Portable device can quickly detect cancer, heart disease

Cancer cell. The device will allow for both rapid diagnosis of disease and easier long-term monitoring of conditions even outside laboratory settings. PHOTO| FILE.

Researchers have developed a portable rapid diagnostic device that could be used to quickly detect cancer and cardiovascular disease.

Inspired by the fictional device the medical tricorder used in Star Trek movies, the research team set out to create a “multicorder” device.

The handheld device consists of a fingertip-sized sensor that is compatible with a user’s smartphone, enabling the two devices to communicate. It uses a low-cost chip to measure the level of metabolites in a liquid sample placed on the sensor.

While testing the device, scientists focused on four metabolite biomarkers associated with heart attack, kidney failure, and prostate cancer risk, namely: choline, xanthine, cholesterol and sarcosine.
Metabolites are small molecules that act as indicators or biomarkers for disease.

“These metabolites, proposed as potential biomarkers for acute ischaemia (for heart or brain), acute renal failure and prostate cancer, were detected in less than two minutes offering the potential to use this handheld device in clinical and non-clinical settings,” noted the research report.

BIOSENSOR PERFORMANCE

The researchers then compared device readings with results obtained from standard tests for glucose and cholesterol in the UK’s National Health Service (NHS) labs.

“Biosensor performance was validated for measurement accuracy using glucose and cholesterol by comparison to NHS certified tests for the same metabolites. All of these measurements are conducted using an independent handheld device based on chip-based technology integrated into a mobile handheld unit,” noted the report.

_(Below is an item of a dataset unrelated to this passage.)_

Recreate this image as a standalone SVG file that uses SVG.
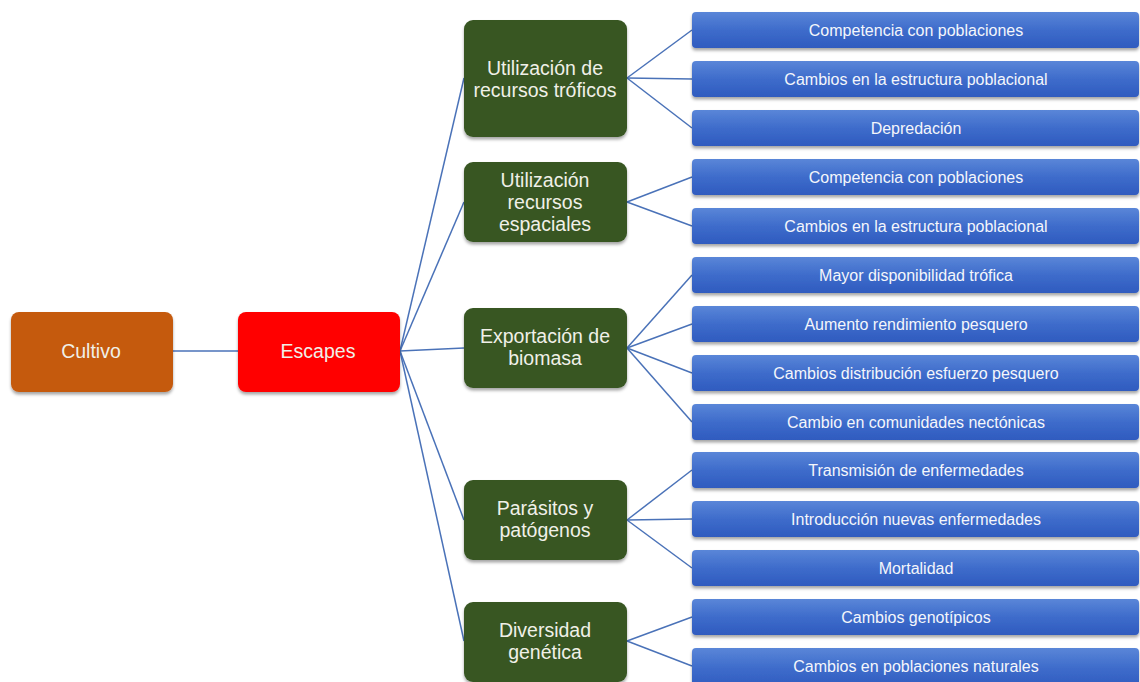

The two sets of results from the device and the labs did not differ significantly.

“This device promises to make the fast and accurate diagnosis of disease through the analysis of metabolites, which is otherwise confined within the laboratory. It also offers a low-cost alternative to study complex developments in different diseases,” said Prof Michael Barrett, the project co-investigator at Glasgow University.

In current medical practice, metabolites are measured in a laboratory with mass spectrometry (MS) and nuclear magnetic resonance (NMR), which are expensive and time-consuming.

In contrast to the methods currently in use, the mobile-connected device requires just a drop of prepared body fluid, such as urine or blood serum, to give a result in less than two minutes.

Scientists say the relative speed and ease of obtaining readings using the device will allow for both rapid diagnosis of disease and easier long-term monitoring of conditions even outside laboratory settings.

Researchers now plan to modify the chip to measure samples directly without the need for preparation. Scientists are also examining ways to increase the number of metabolites measured in each sample.

The findings were published in the journal Biosensors and Bioelectronics.